Directions:
Transcribe the whole listing without a single picture.

Dataset excerpt:
:::::

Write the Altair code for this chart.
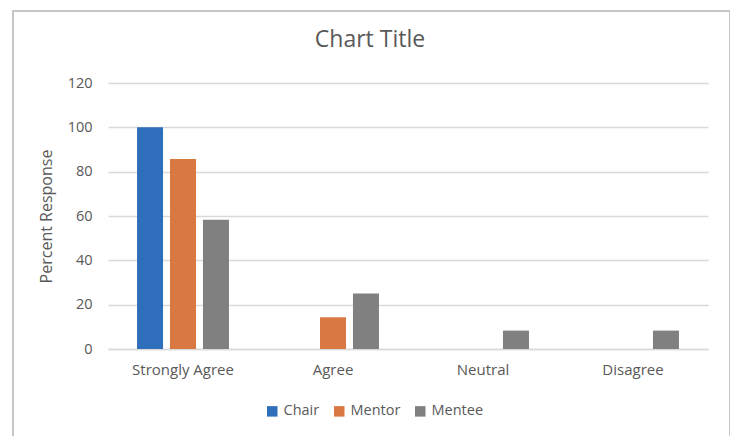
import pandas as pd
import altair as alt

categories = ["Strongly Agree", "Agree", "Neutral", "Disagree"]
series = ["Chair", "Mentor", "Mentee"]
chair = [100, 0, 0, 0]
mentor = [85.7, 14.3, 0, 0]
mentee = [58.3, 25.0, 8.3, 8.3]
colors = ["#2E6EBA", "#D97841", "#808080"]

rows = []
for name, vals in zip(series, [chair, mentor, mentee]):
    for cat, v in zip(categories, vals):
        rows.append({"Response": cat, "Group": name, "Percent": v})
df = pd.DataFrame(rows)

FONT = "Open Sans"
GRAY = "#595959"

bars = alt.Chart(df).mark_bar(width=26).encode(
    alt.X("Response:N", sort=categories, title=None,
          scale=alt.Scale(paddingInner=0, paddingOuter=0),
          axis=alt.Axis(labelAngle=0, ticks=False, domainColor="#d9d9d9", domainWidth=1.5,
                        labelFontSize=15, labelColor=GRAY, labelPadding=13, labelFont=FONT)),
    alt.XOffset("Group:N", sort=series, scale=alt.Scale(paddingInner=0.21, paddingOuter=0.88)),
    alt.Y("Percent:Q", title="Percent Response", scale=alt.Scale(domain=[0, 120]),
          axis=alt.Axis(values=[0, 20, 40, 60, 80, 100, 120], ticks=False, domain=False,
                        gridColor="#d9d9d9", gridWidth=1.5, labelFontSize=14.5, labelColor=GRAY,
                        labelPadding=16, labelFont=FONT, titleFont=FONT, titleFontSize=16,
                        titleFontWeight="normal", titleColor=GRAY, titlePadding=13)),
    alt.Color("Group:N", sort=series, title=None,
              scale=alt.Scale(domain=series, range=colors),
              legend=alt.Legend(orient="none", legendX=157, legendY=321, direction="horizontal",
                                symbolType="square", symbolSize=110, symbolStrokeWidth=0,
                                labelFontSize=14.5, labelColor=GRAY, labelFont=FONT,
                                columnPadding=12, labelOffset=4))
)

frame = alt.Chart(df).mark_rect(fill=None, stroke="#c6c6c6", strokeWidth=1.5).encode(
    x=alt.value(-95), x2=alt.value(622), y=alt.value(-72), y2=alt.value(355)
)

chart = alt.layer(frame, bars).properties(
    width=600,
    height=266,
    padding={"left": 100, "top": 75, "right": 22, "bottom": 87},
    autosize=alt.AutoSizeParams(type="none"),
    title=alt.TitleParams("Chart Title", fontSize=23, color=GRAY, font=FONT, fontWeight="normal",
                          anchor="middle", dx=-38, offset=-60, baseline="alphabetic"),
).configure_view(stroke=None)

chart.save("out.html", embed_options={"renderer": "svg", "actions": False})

:::::

Exercise answer:
Write the Altair code for this chart.
import pandas as pd
import altair as alt

categories = ["Strongly Agree", "Agree", "Neutral", "Disagree"]
series = ["Chair", "Mentor", "Mentee"]
chair = [100, 0, 0, 0]
mentor = [85.7, 14.3, 0, 0]
mentee = [58.3, 25.0, 8.3, 8.3]
colors = ["#2E6EBA", "#D97841", "#808080"]

rows = []
for name, vals in zip(series, [chair, mentor, mentee]):
    for cat, v in zip(categories, vals):
        rows.append({"Response": cat, "Group": name, "Percent": v})
df = pd.DataFrame(rows)

FONT = "Open Sans"
GRAY = "#595959"

bars = alt.Chart(df).mark_bar(width=26).encode(
    alt.X("Response:N", sort=categories, title=None,
          scale=alt.Scale(paddingInner=0, paddingOuter=0),
          axis=alt.Axis(labelAngle=0, ticks=False, domainColor="#d9d9d9", domainWidth=1.5,
                        labelFontSize=15, labelColor=GRAY, labelPadding=13, labelFont=FONT)),
    alt.XOffset("Group:N", sort=series, scale=alt.Scale(paddingInner=0.21, paddingOuter=0.88)),
    alt.Y("Percent:Q", title="Percent Response", scale=alt.Scale(domain=[0, 120]),
          axis=alt.Axis(values=[0, 20, 40, 60, 80, 100, 120], ticks=False, domain=False,
                        gridColor="#d9d9d9", gridWidth=1.5, labelFontSize=14.5, labelColor=GRAY,
                        labelPadding=16, labelFont=FONT, titleFont=FONT, titleFontSize=16,
                        titleFontWeight="normal", titleColor=GRAY, titlePadding=13)),
    alt.Color("Group:N", sort=series, title=None,
              scale=alt.Scale(domain=series, range=colors),
              legend=alt.Legend(orient="none", legendX=157, legendY=321, direction="horizontal",
                                symbolType="square", symbolSize=110, symbolStrokeWidth=0,
                                labelFontSize=14.5, labelColor=GRAY, labelFont=FONT,
                                columnPadding=12, labelOffset=4))
)

frame = alt.Chart(df).mark_rect(fill=None, stroke="#c6c6c6", strokeWidth=1.5).encode(
    x=alt.value(-95), x2=alt.value(622), y=alt.value(-72), y2=alt.value(355)
)

chart = alt.layer(frame, bars).properties(
    width=600,
    height=266,
    padding={"left": 100, "top": 75, "right": 22, "bottom": 87},
    autosize=alt.AutoSizeParams(type="none"),
    title=alt.TitleParams("Chart Title", fontSize=23, color=GRAY, font=FONT, fontWeight="normal",
                          anchor="middle", dx=-38, offset=-60, baseline="alphabetic"),
).configure_view(stroke=None)

chart.save("out.html", embed_options={"renderer": "svg", "actions": False})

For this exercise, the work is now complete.